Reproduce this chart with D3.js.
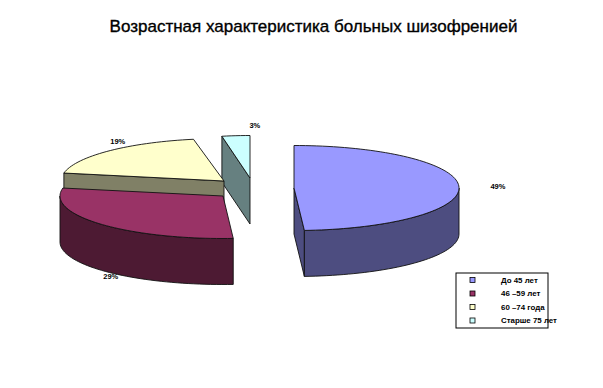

* * *

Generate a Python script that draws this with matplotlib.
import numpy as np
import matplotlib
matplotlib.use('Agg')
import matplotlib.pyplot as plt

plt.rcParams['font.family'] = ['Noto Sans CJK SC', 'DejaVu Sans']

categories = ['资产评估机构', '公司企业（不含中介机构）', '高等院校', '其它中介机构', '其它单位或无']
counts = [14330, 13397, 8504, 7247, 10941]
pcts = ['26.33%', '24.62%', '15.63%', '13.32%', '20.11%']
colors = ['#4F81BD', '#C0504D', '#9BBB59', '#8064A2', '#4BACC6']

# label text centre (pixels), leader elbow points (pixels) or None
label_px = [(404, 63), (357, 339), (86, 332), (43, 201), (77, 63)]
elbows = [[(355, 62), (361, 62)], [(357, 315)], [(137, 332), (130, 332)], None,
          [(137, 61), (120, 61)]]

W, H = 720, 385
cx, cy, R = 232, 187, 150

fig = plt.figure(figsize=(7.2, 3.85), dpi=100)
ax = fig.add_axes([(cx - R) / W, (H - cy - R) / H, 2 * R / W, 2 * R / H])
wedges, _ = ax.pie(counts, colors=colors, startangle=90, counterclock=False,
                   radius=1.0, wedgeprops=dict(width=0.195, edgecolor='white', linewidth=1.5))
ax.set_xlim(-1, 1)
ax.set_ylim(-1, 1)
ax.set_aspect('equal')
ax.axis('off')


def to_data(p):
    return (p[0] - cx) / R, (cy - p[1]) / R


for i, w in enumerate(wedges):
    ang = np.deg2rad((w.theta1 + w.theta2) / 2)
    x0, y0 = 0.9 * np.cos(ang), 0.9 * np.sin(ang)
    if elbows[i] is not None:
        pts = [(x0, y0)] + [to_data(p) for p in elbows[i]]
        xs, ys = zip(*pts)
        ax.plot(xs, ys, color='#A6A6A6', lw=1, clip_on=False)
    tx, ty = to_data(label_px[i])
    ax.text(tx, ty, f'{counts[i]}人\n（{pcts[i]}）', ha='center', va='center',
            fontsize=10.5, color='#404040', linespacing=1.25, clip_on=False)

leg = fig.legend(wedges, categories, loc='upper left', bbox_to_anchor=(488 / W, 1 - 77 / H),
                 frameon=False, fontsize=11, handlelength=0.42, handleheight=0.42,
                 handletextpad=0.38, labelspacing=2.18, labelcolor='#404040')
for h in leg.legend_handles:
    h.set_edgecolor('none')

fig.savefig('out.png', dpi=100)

Exercise requirements: In the listing above, find the line containing "Generate a Python" and the line containing "cx, cy, R = 232, 187, 150", then quote both, plus every line between them, exactly as written.

Written reply:
Generate a Python script that draws this with matplotlib.
import numpy as np
import matplotlib
matplotlib.use('Agg')
import matplotlib.pyplot as plt

plt.rcParams['font.family'] = ['Noto Sans CJK SC', 'DejaVu Sans']

categories = ['资产评估机构', '公司企业（不含中介机构）', '高等院校', '其它中介机构', '其它单位或无']
counts = [14330, 13397, 8504, 7247, 10941]
pcts = ['26.33%', '24.62%', '15.63%', '13.32%', '20.11%']
colors = ['#4F81BD', '#C0504D', '#9BBB59', '#8064A2', '#4BACC6']

# label text centre (pixels), leader elbow points (pixels) or None
label_px = [(404, 63), (357, 339), (86, 332), (43, 201), (77, 63)]
elbows = [[(355, 62), (361, 62)], [(357, 315)], [(137, 332), (130, 332)], None,
          [(137, 61), (120, 61)]]

W, H = 720, 385
cx, cy, R = 232, 187, 150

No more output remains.